First-person accounts of slavery were told through interviews that happened in Horry County in the 1930s through “Born in Slavery,” a part of the Federal Writers’ Project.
Hundreds of narratives were collected from Florida, Georgia, North Carolina and South Carolina. In Horry County, these interviews were conducted in Brittons Neck, Conway and the Murrells Inlet area, with others being closeby in Georgetown and Marion counties, according to the collection that can be found at the Library of Congress.
Many of the interviewees are referred to as former slaves, and in the 1930s some of those interviewed were 100 years old.
Louisa Gause, who was in her 70s when interviewed on Dec. 2, 1937, in the Brittons Neck area, shared life growing up with her Pa Cudjo, who was a former slave.
“I been born down yonder to old man Wash [Washington] Woodberry’s plantation,” she said. “Pa Cudjo, he been keep my age in de Bible en he tell me dat I come here de first year of freedom. … My mammy, she been drown right down dere in de Pee Dee river, fore I get big enough to make motion en talk what I know. Dat how-come it be dat Pa Cudjo raise me.”
Gause said the water was high, but her mother was determined to cross the river to check on Gause’s grandmother, who had come down with a fever.
Pa Cudjo took Gause and her mother on the boat, but the boat took on water due to the rough conditions. Gause said two men on a boat caught her a ways down the river and brought her back to Pa Cudjo.

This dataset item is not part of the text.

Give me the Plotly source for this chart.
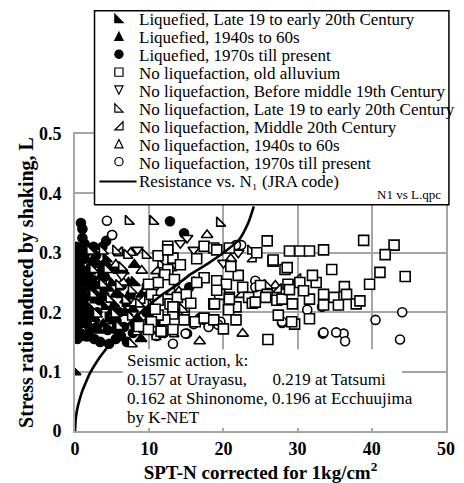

“Pa Cudjo say, when he see me, he been so happy, he pray en he cuss,” she remembers. “Say, he thank de Lord for savin me en he thank de devil for lettin me loose.
“Yes, mam, I tell you, I been raise up a motherless child right dere wid Pa Cudjo en I been take de storm many a day,” Gause said. “I say, if you is determine to do through wid a thing, God knows, you can make it.”
Gause recalls stories Pa Cudjo shared about the plantation he lived on and the owner mistreating those who were enslaved. She graphically described the treatment and constant fear.
“Oh, de colored people never had no liberty, not one speck, in slavery time,” she said.
“I tell you, it was rough en though in dem times. Dey would beat you bout to death.
“My grandfather en my grandmother, dey die wid scars on dem dat de white folks put dere.”
During that time, she said those who were enslaved attended church with white people, but could not publicly pray or worship.
“Yes, mam, I been dere to de Old Neck Church many a day,” she said. “In dat day en time, when de preacher would stand up to preach, he would talk to de white folks en de colored folks right dere together. But when de colored people would get converted in dem days, dey never been allowed to praise de Lord wid dey mouth. Had to pray in dey sleeve in dem days.”
Gause said if her Pa Cudjo had been alive during the interview, he would have had many more stories to tell.
“Cose I never come here what dey call a slavery child, but I been hear slavery people speak dey mind plenty times,” Gause said.
Without these first-hand stories, we would not know the grueling struggles – yet strength – of those who former slaves, and all that they overcame.